20.1 \(x_{1}(t) = \cos(2t)\)

Because

\begin{equation*} x_{1}(t) = \cos(2t) = \frac{ e^{i2t} + e^{-i2t} }{2} \end{equation*}

The system \(S\) is linear system, so the output should be

\begin{equation*} y_{1}(t) = \frac{ e^{i3t} + e^{-i3t} }{2} = \cos(3t) \end{equation*}

20.2 \(x_{2}(t) = \cos(2(t-\frac{1}{2}))\)

Using Euler’s formula, we represent \(x_{2}(t)\) using the exponential form.

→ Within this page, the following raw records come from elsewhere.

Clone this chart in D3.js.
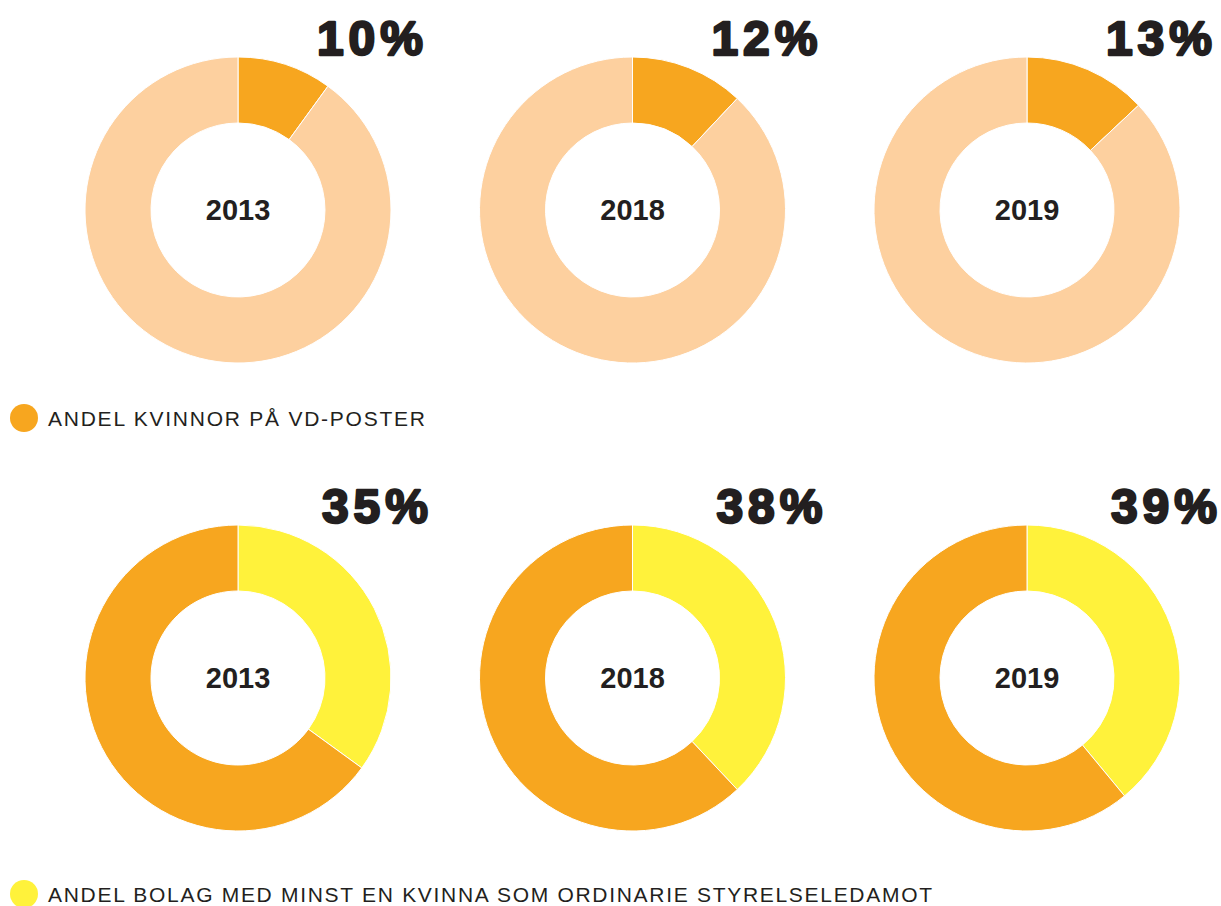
<!DOCTYPE html>
<html>
<head>
<meta charset="utf-8">
<script src="https://cdn.jsdelivr.net/npm/d3@7"></script>
<style>
  body { margin: 0; background: #fff; }
  svg { display: block; }
</style>
</head>
<body>
<div id="chart"></div>
<script>
// years shown in each row
var years = ["2013", "2018", "2019"];
// share of women as CEO (percent)
var ceoShare = [10, 12, 13];
// share of companies with at least one woman on the board (percent)
var boardShare = [35, 38, 39];

var legendCeo = "ANDEL KVINNOR PÅ VD-POSTER";
var legendBoard = "ANDEL BOLAG MED MINST EN KVINNA SOM ORDINARIE STYRELSELEDAMOT";

var width = 1221, height = 906;
var outerR = 153, innerR = 87;

var svg = d3.select("#chart").append("svg")
  .attr("width", width).attr("height", height);

// x position for each donut
var x = d3.scalePoint().domain(years).range([238, 1027]);

var pie = d3.pie().sort(null).value(function (d) { return d; });
var arc = d3.arc().innerRadius(innerR).outerRadius(outerR);

var rows = [
  { values: ceoShare, cy: 210, colors: ["#f7a61f", "#fdd09f"], labelDx: 190, legend: legendCeo, legendY: 418, legendLen: 377, legendColor: "#f7a61f" },
  { values: boardShare, cy: 678, colors: ["#fff23b", "#f7a61f"], labelDx: 195, legend: legendBoard, legendY: 894, legendLen: 884, legendColor: "#fff23b" }
];

rows.forEach(function (row) {
  var g = svg.append("g");
  years.forEach(function (yr, i) {
    var v = row.values[i];
    var donut = g.append("g").attr("transform", "translate(" + x(yr) + "," + row.cy + ")");
    donut.selectAll("path").data(pie([v, 100 - v])).enter().append("path")
      .attr("d", arc)
      .attr("fill", function (d, j) { return row.colors[j]; })
      .attr("stroke", "#fff").attr("stroke-width", 1);
    // year in the middle
    donut.append("text").attr("text-anchor", "middle").attr("dy", "0.36em")
      .style("font-family", "Liberation Sans, Arial, sans-serif")
      .style("font-weight", "bold").style("font-size", "29px")
      .attr("fill", "#231f20").text(yr);
    // percent label up right
    donut.append("text").attr("text-anchor", "end")
      .attr("x", row.labelDx).attr("y", -outerR - 2)
      .style("font-family", "Liberation Sans, Arial, sans-serif")
      .style("font-weight", "bold").style("font-size", "48px")
      .attr("fill", "#231f20").attr("stroke", "#231f20").attr("stroke-width", 2.4)
      .attr("stroke-linejoin", "round")
      .style("letter-spacing", "5px")
      .text(v + "%");
  });
  // legend
  g.append("circle").attr("cx", 24).attr("cy", row.legendY).attr("r", 14).attr("fill", row.legendColor);
  g.append("text").attr("x", 48).attr("y", row.legendY).attr("dy", "0.36em")
    .attr("textLength", row.legendLen).attr("lengthAdjust", "spacing")
    .style("font-family", "Liberation Sans, Arial, sans-serif")
    .style("font-size", "21px")
    .attr("fill", "#231f20").text(row.legend);
});
</script>
</body>
</html>
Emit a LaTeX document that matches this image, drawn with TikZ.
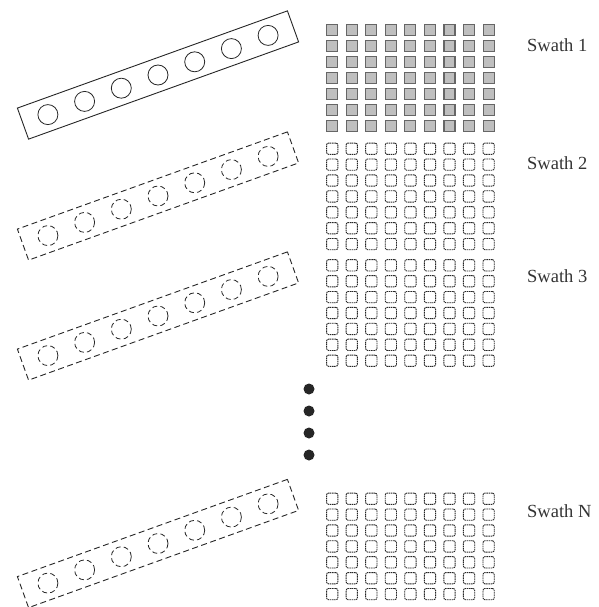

\begin{eqnarray*} x_{2}(t) &=& \frac{ e^{i(2(t-\frac{1}{2}))} + e^{-i(2(t-\frac{1}{2}))} }{2} \\
&=& \frac{1}{2} e^{-i}e^{i2t} + \frac{1}{2}e^{i}e^{-i2t} \end{eqnarray*}

Because \(\frac{1}{2}e^{i}\) and \(\frac{1}{2}e^{-i}\) are complex constants and the system is linear, so we have the output

\begin{equation*} y_{2}(t) = \frac{1}{2}e^{-i}e^{i3t} + \frac{1}{2}e^{i}e^{-i3t} = \frac{ e^{i3(t-\tfrac{1}{3})} + e^{-i3(t-\tfrac{1}{3})}}{2} = \cos(3(t- \tfrac{1}{3})) \end{equation*}

Therefore we have \(y_{2}(t) = \cos(3(t-\tfrac{1}{3}))\).